>> start Stored data
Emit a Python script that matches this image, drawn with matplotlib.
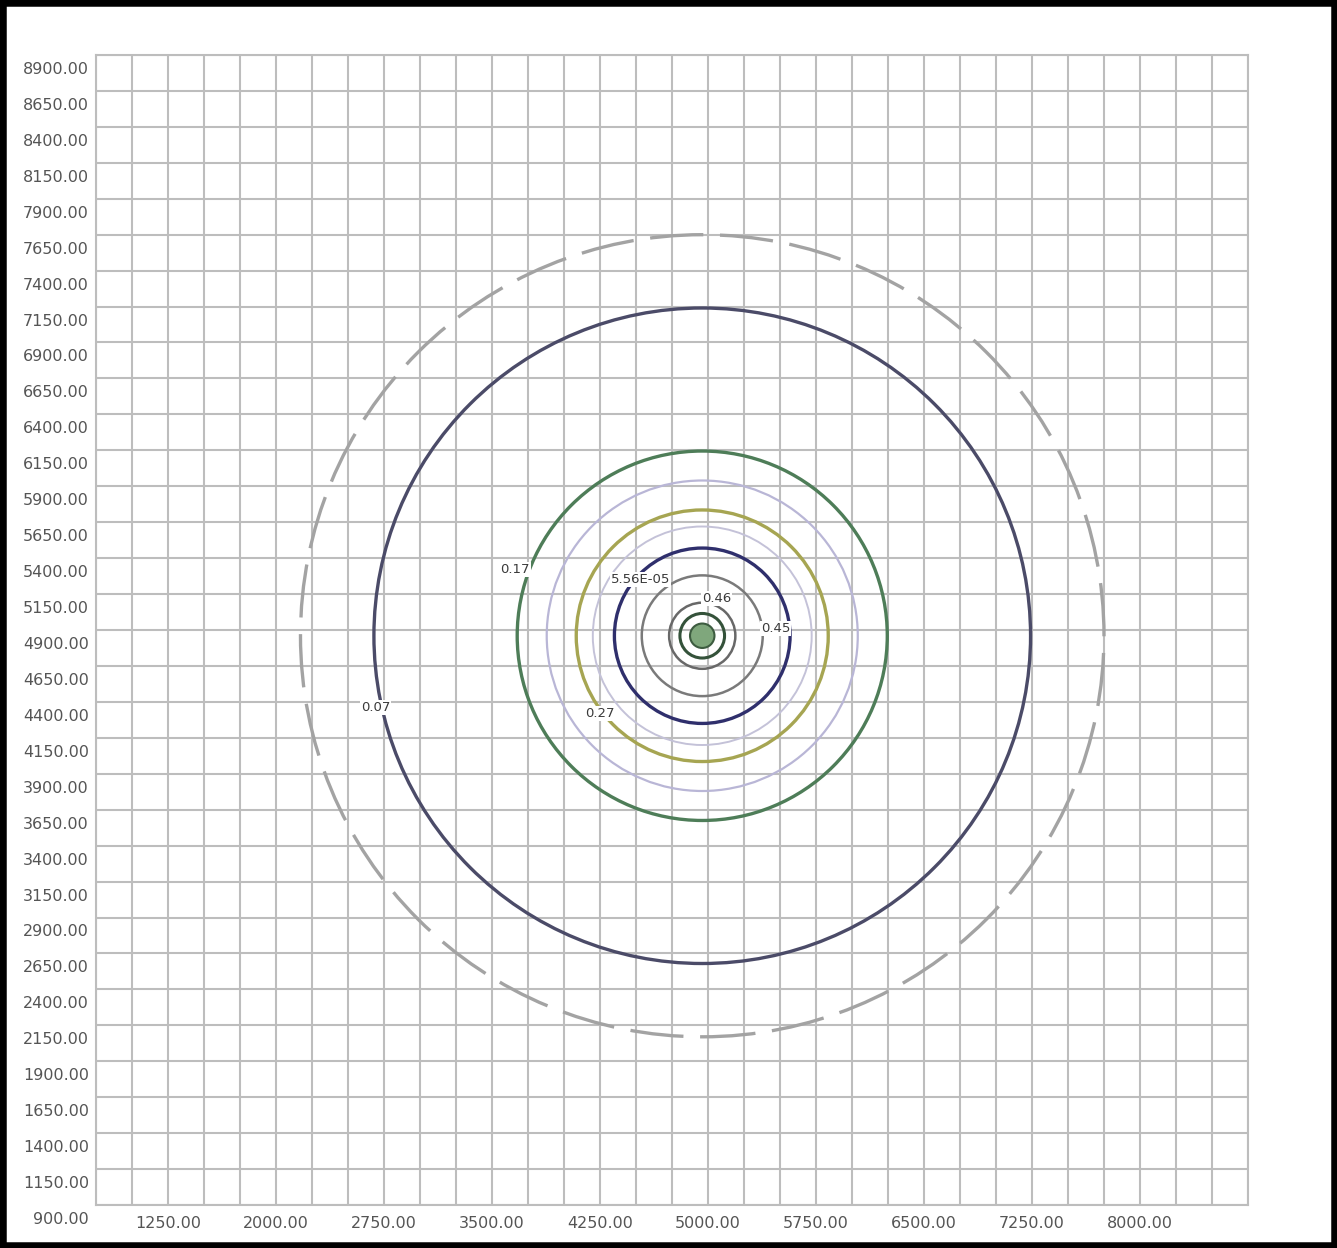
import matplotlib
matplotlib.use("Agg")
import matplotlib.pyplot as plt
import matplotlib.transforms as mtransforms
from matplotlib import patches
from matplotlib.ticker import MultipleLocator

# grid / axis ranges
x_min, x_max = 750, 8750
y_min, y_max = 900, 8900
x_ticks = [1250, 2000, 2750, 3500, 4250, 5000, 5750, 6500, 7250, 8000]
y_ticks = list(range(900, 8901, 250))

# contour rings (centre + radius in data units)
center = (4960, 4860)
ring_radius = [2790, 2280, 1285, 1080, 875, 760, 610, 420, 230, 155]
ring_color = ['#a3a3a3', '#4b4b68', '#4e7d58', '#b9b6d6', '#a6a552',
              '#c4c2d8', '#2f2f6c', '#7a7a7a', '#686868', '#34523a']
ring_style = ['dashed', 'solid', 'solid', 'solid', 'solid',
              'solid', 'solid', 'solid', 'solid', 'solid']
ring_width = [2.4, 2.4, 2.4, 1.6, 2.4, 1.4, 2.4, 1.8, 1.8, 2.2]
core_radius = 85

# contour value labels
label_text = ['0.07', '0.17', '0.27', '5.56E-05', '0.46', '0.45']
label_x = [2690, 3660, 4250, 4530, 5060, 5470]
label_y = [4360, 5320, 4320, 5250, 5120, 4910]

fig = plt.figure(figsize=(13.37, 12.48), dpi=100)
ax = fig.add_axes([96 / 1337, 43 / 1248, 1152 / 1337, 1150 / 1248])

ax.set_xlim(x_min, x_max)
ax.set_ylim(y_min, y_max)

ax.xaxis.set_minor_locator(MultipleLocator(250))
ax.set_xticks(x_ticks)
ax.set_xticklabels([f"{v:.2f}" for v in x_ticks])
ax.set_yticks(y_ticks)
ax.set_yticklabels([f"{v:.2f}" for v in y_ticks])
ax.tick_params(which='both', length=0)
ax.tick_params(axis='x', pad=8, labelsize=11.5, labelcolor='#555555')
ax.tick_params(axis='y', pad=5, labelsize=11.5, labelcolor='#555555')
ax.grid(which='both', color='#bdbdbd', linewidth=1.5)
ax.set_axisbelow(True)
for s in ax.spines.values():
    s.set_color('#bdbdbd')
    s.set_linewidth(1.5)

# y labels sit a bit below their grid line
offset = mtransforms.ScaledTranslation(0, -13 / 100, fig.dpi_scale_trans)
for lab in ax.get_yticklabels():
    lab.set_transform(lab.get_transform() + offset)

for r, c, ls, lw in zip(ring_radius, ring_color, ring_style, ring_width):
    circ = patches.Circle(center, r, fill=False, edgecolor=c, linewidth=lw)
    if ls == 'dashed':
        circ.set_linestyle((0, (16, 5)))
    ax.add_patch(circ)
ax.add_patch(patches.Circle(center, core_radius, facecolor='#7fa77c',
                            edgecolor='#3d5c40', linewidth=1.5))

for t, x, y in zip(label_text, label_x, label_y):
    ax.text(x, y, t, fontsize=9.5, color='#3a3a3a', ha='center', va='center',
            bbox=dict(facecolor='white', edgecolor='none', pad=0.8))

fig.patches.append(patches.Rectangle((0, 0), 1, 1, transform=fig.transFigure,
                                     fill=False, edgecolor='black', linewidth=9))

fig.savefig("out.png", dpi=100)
>> end Stored data
_Stated goal_
Write out the lines from the start of the material to the line with "y_ticks = list(range(900, 8901, 250))", inclusive and exactly. Skip the pictures.

_Worked solution_
Emit a Python script that matches this image, drawn with matplotlib.
import matplotlib
matplotlib.use("Agg")
import matplotlib.pyplot as plt
import matplotlib.transforms as mtransforms
from matplotlib import patches
from matplotlib.ticker import MultipleLocator

# grid / axis ranges
x_min, x_max = 750, 8750
y_min, y_max = 900, 8900
x_ticks = [1250, 2000, 2750, 3500, 4250, 5000, 5750, 6500, 7250, 8000]
y_ticks = list(range(900, 8901, 250))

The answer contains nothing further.